Beware the Ides of September
This article is from the archive of The New York Sun before the launch of its new website in 2022. The Sun has neither altered nor updated such articles but will seek to correct any errors, mis-categorizations or other problems introduced during transfer.
Julius Caesar received a significant and prophetic warning in February of 44 BC: Beware the Ides of March! Unfortunately, he ignored the warning and on March 15 of that year he was murdered.
On Wall Street, another warning of significant proportions is making the rounds: Beware the ides of September! In brief, some pros are saying, brace yourself; we’re in September, traditionally the worst month of the year for the stock market, and this period could get ugly, bloodying many investors.
The figures from Standard & Poor’s tell the sad story. Since 2000, September, largely reflecting the effects of the unraveling of the Internet bubble early in the century, has skidded an average 4.53% a year. Over the long run, though, the pain has been considerably less, with the S&P 500 averaging a September loss of only about 1% since 1970. Still, some pros argue that this September could be beastly, given a bevy of danger signs, most of which are expected to linger for the balance of the year and place ongoing pressure on stocks in 2007. Chief among them, they say:
• A major slowdown in the housing market — a number of pros are already calling it a bust — that some believe could well precipitate a recession.
• A slowing economy worldwide, plus repeated guidance from one company after another that slower times lie ahead.
• Recent hints from some Fed governors that interest rate increases, despite last month’s pause, may not, as many think, be over.
• High oil prices, which are increasingly being passed on to the consumer and pose inflationary implications.
• The likelihood of a rash of earnings downgrades from analysts because most profit estimates are widely believed to be too high.
• Mounting geopolitical dangers, especially as they relate to Iran and North Korea.

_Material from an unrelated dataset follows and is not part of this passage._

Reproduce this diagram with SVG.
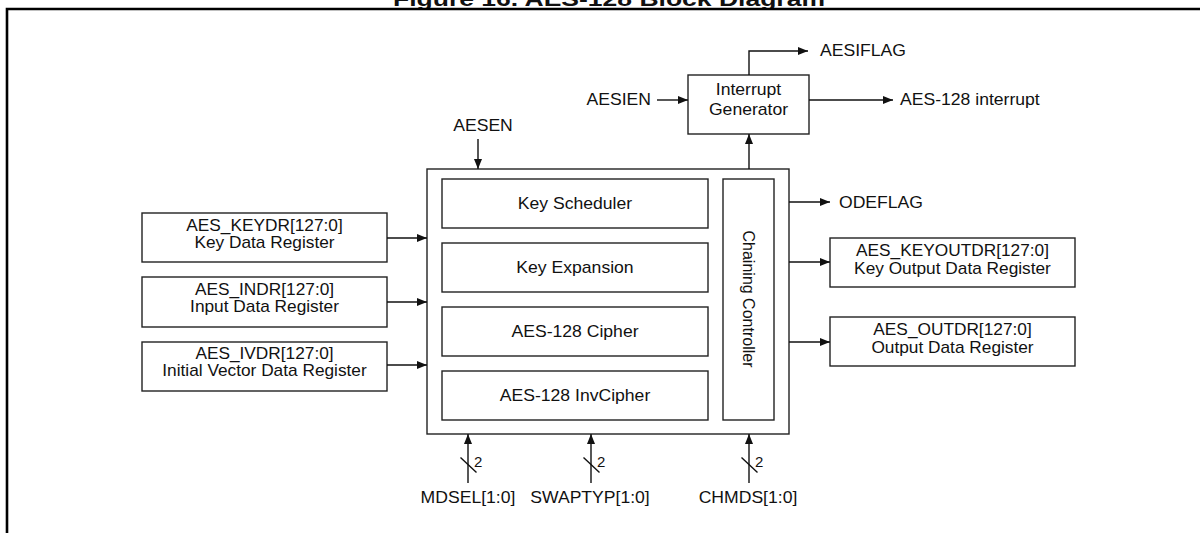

Political speculation is widespread that either America or Israel will take military action before year’s end to wipe out Iran’s nuclear capabilities.
• The possibility that Wall Street could lose a pro-business Congress in the midterm elections.
“There’s enough in the worry pot to make you vomit,” says Los Angeles day trader Arnold Silver. “You have to be off your rocker not to be cautious and take some money off the table in this kind of market.”
A couple of Wall Street veterans echo such thinking. One, the president of New York’s Balestra Capital, James Melcher, believes investors face a poor market ahead — namely a down year in 2006 and a worse decline in 2007.
Mr. Melcher, who manages more than $200 million of assets, notes when the market was going up, “we enjoyed a positive re-enforcement cycle — a housing boom, good auto sales, a growing economy and short-term interest rates of 1%.” But now, he says, “we’ve moved into a negative re-enforcement cycle, with housing turning down faster than expected and rates having risen appreciably.”
The housing decline, he adds, will affect jobs, consumer expenditures and consumption, leading, he predicts, to a sharply slowing economy, abetted by record consumer debt. Some financial experts expect the housing slump to knock down the GDP by about 1%, but Mr. Melcher thinks its impact will be a lot worse.
As he sees it, because of the broad economic downturn globally, especially in America, “stocks do not make sense anywhere in the world, including the emerging markets.” He also holds the same near term view of commodities, such as energy, that he likes for the longer term.
Currently, his firm is marginally short (a bet stock prices will fall) and is holding a lot of cash. His favorite shorts, even though many have already fallen a lot, are shares of automotive and housing companies and mortgage lenders. Balestra Capital is also heavily short B-rated high yield or junk bonds, which Mr. Melcher believes are “way overpriced and should drop substantially.”
So where do you put money? Short-term Treasuries with a 5% coupon look pretty attractive, he says.
The words from our other bear, investment advisor Charles Allmon, who sees major geopolitical risks, are ominous. His big concern: The turmoil in the Middle East. “The fighting there will expand and who knows who else will get into the act?” he asks. “Sooner or later, I think, it’s going to affect the whole world and no one knows the next stop.”
The editor of the Growth Stock Outlook, a monthly investment newsletter in Chevy Chase, Maryland, contends “the clash of civilizations between the West and the Muslim world is clearly under way. Muslims have already conquered Europe and they’re not about to stop there,” he says. “Islam is on the march, we’re now in a 100-year war, and there’s no way to win because they’ll simply outbreed us.”
Mr. Allmon, who also manages more than $100 million in assets and sees a lower market by year end, says “today’s course for investors is obvious; it’s time to be very high in cash reserves.”
Or, as our two worry-warts see the current scene: Beware the Ides of September.